The Code, BBC Two

The universe and everything explained through numbers

Marcus du Sautoy explains the hidden secrets of The Code, Dan Brown style

Can Marcus du Sautoy do for maths what Brian Cox did for physics? Can he convince us of the beauty of numbers and help us fall in love with pi? It’s a tall order, but not only does Professor du Sautoy have an unstoppable passion for ratios, he’s also a natural communicator, which clearly helps if you’re the Simonyi Professor for the Public Understanding for Science, which he is. And so du Sautoy guided us through some basic mathematical principles which underpin the workings of the universe. He introduced us to The Code.

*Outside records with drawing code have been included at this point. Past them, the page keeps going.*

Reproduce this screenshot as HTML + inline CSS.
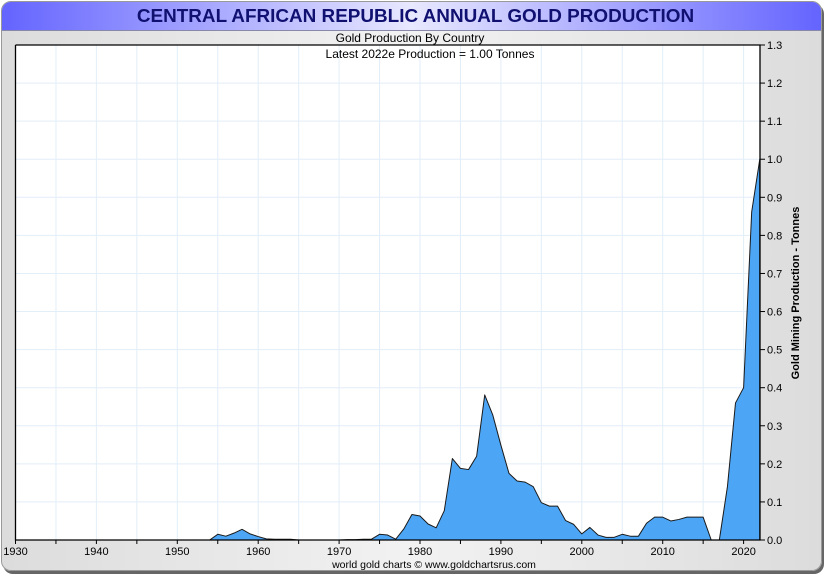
<!DOCTYPE html>
<html><head><meta charset="utf-8"><style>
body{margin:0;width:825px;height:575px;overflow:hidden;background:#fff;font-family:"Liberation Sans",sans-serif}
#frame{position:absolute;left:1px;top:1px;width:819px;height:568px;border:1px solid #999;border-radius:10px;background:linear-gradient(90deg,#dcdcdc,#f2f2f2 50%,#dcdcdc);box-shadow:2px 3px 0 #666;overflow:hidden}
#title{position:absolute;left:0;top:0;width:819px;height:28px;background:linear-gradient(90deg,#6464ff,#e8e8ff 50%,#6464ff);border-bottom:1px solid #8888aa;text-align:center;font-weight:bold;font-size:18.9px;line-height:30px;color:#101070;text-indent:8px}
</style></head><body>
<div id="frame"><div id="title">CENTRAL AFRICAN REPUBLIC ANNUAL GOLD PRODUCTION</div></div>
<svg id="chart" width="825" height="575" style="position:absolute;left:0;top:0"></svg>
<script>
const years=[1954,1955,1956,1957,1958,1959,1960,1961,1962,1963,1964,1965,1966,1967,1968,1969,1970,1971,1972,1973,1974,1975,1976,1977,1978,1979,1980,1981,1982,1983,1984,1985,1986,1987,1988,1989,1990,1991,1992,1993,1994,1995,1996,1997,1998,1999,2000,2001,2002,2003,2004,2005,2006,2007,2008,2009,2010,2011,2012,2013,2014,2015,2016,2017,2018,2019,2020,2021,2022];
const production=[0,0.015,0.01,0.018,0.028,0.016,0.009,0.003,0.002,0.002,0.002,0,0,0,0,0,0,0.001,0.001,0.002,0.002,0.015,0.013,0.002,0.029,0.067,0.063,0.042,0.032,0.077,0.214,0.188,0.185,0.22,0.381,0.328,0.249,0.175,0.155,0.152,0.14,0.098,0.089,0.089,0.051,0.041,0.016,0.033,0.013,0.007,0.007,0.015,0.01,0.01,0.044,0.06,0.06,0.05,0.054,0.06,0.06,0.06,0,0,0.14,0.36,0.40,0.862,1.0];
const xTicks=[1930,1940,1950,1960,1970,1980,1990,2000,2010,2020];
const yTicks=[0,0.1,0.2,0.3,0.4,0.5,0.6,0.7,0.8,0.9,1.0,1.1,1.2,1.3];
const L=15.5,R=760,T=45,B=540;
const xs=y=>L+(y-1930)*8.09;
const ys=v=>B-v/1.3*(B-T);
const svg=document.getElementById('chart');const NS='http://www.w3.org/2000/svg';
function mk(t,a,p){const e=document.createElementNS(NS,t);for(const k in a)e.setAttribute(k,a[k]);(p||svg).appendChild(e);return e;}
const bg=mk('rect',{x:L,y:T,width:R-L,height:B-T,fill:'#fff'});


for(let y=1935;y<=2020;y+=5){const g=mk('line',{x1:xs(y),x2:xs(y),y1:T,y2:B,stroke:'#e2eef8','stroke-width':1});

}
yTicks.forEach(v=>{const g=mk('line',{x1:L,x2:R,y1:ys(v),y2:ys(v),stroke:'#e2eef8','stroke-width':1});


const t=mk('line',{x1:R,x2:R+5,y1:ys(v),y2:ys(v),stroke:'#000'});


const l=mk('text',{x:R+7,y:ys(v)+4,'font-size':11,fill:'#000'});l.textContent=v.toFixed(1);

});
let d='M'+xs(years[0])+','+ys(0);
years.forEach((y,i)=>{d+=' L'+xs(y)+','+ys(production[i]);});
d+=' L'+xs(years[years.length-1])+','+ys(0)+' Z';
const area=mk('path',{d:d,fill:'#4da6f5',stroke:'#1a1a1a','stroke-width':1,'stroke-linejoin':'round'});


const ax=mk('polyline',{points:`${L},${T} ${R},${T} ${R},${B} ${L},${B} ${L},${T}`,fill:'none',stroke:'#000','stroke-width':1.3});


for(let y=1930;y<=2020;y+=5){const t=mk('line',{x1:xs(y),x2:xs(y),y1:B,y2:B+4,stroke:'#000'});

}
xTicks.forEach(y=>{const l=mk('text',{x:xs(y),y:B+15,'font-size':11,'text-anchor':'middle',fill:'#000'});l.textContent=y;

});
function txt(s,a,name){const e=mk('text',a);e.textContent=s;

return e;}
txt('Gold Production By Country',{x:410,y:42,'font-size':12,'text-anchor':'middle'},'chart-subtitle');
txt('Latest 2022e  Production = 1.00 Tonnes',{x:430,y:58,'font-size':12,'text-anchor':'middle'},'latest-production-note');
txt('world gold charts © www.goldchartsrus.com',{x:434,y:568,'font-size':10.5,'text-anchor':'middle'},'footer-credit');
txt('Gold Mining Production - Tonnes',{x:0,y:0,'font-size':11,'font-weight':'bold','text-anchor':'middle',transform:'translate(799,293) rotate(-90)'},'y-axis-title');
</script>
</body></html>
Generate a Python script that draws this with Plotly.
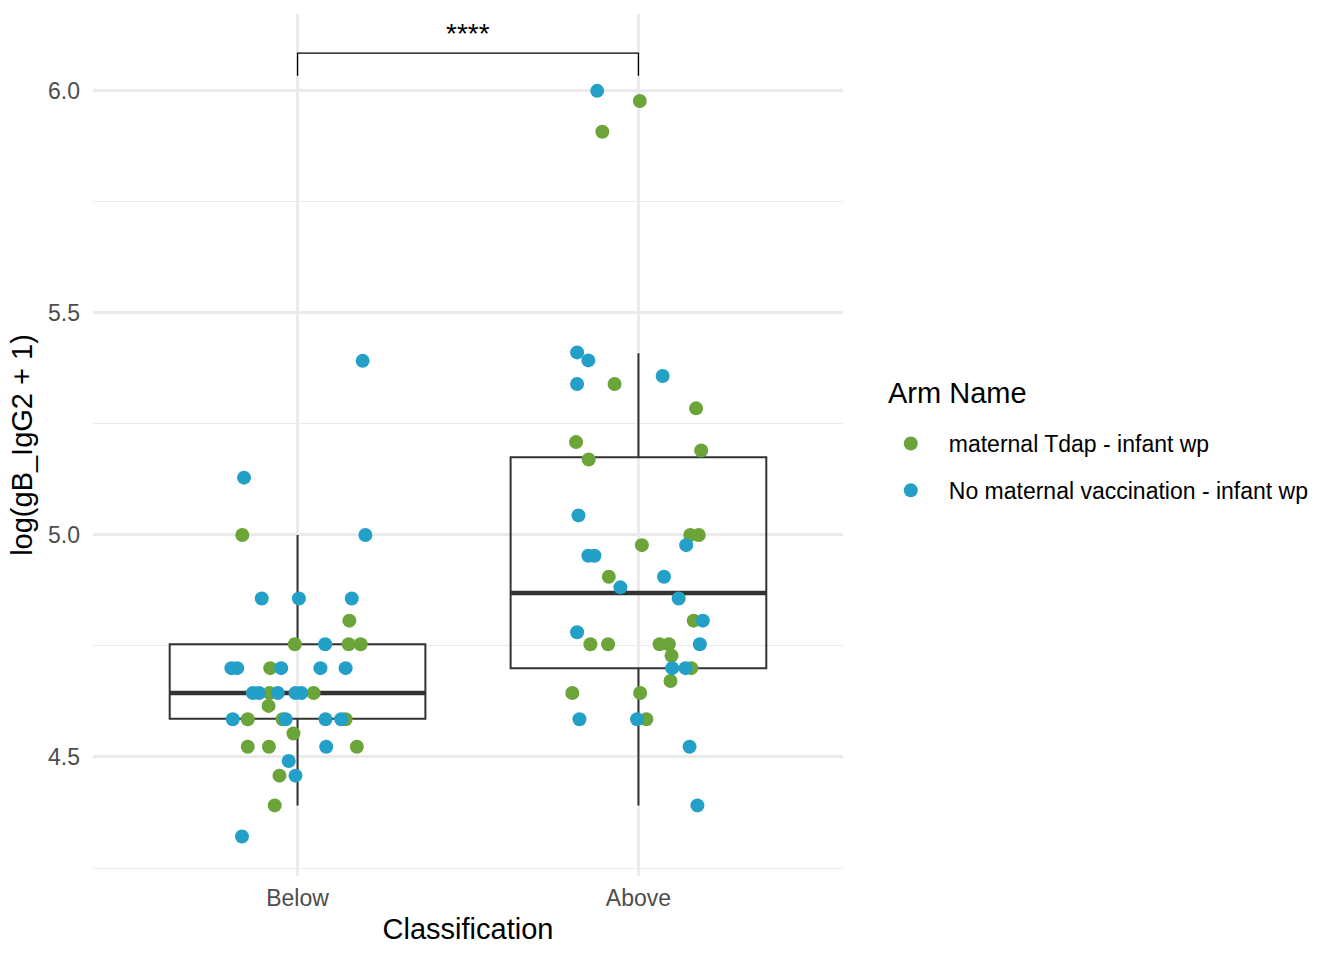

Everything is governed by The Code, he explained, and he made it sound both wonderfully sinister and divinely mysterious, which was rather the intention. Though the laws of mathematics are more powerful than Opus Dei, of course, the programme makers were keen to make the most of the Dan Brown allusion. And why not? Frankly, maths could do with a decent bit of marketing.

 

Thus this first episode, of three, opened with du Sautoy admiring Chartres Cathedral whilst standing, in the crepuscular gloom, on its famous labyrinth. Numbers were once thought to be intrinsically divine, and so God, the ultimate architect, must also have been responsible for the precise proportions of that High Gothic splendour. We can only imagine what it might have been like to be a medieval worshipper awed by God’s own masonry, but I’m sure the same feeling of tremulous wonder translates quite easily to the 21st-century viewer. And that sense of wonder for the physical world can be understood through the hidden numbers, patterns and shapes that can be detected everywhere if only we just understood The Code.

Indeed, so much care was taken over the editing, the visuals and the atmospherics that even the number crunching looked enticing. On more than one occasion, du Sautoy was filmed walking through narrow cobbled alleyways whilst voices from previous clips echoed like the voices of soothsayers revealing immutable truths, which, of course, they were.

In between he told us about prime numbers and imaginary numbers (“the mathematical equivalent of believing in fairies”), negative numbers and pi (“that essense of circleness). But like any good storyteller, he didn’t just tell us, he showed us. Which is where the periodical cicada, which has a life cycle of 13 years, came in, and the beautiful spiral formations inside the shell of the ocean-inhabiting nautilus, and even the humble dover sole. And, it's also where sound waves and music came in and, of course, Chartres Cathedral, which is physical proof of how 12th-century scholars were familiar with elements of The Code.

You might say this was all fairly basic stuff, and it both is and it isn’t. It wasn’t that du Sautoy made it look particularly easy, though, but what he did do was something far better: he made it look exciting. Move over Johnny Ball.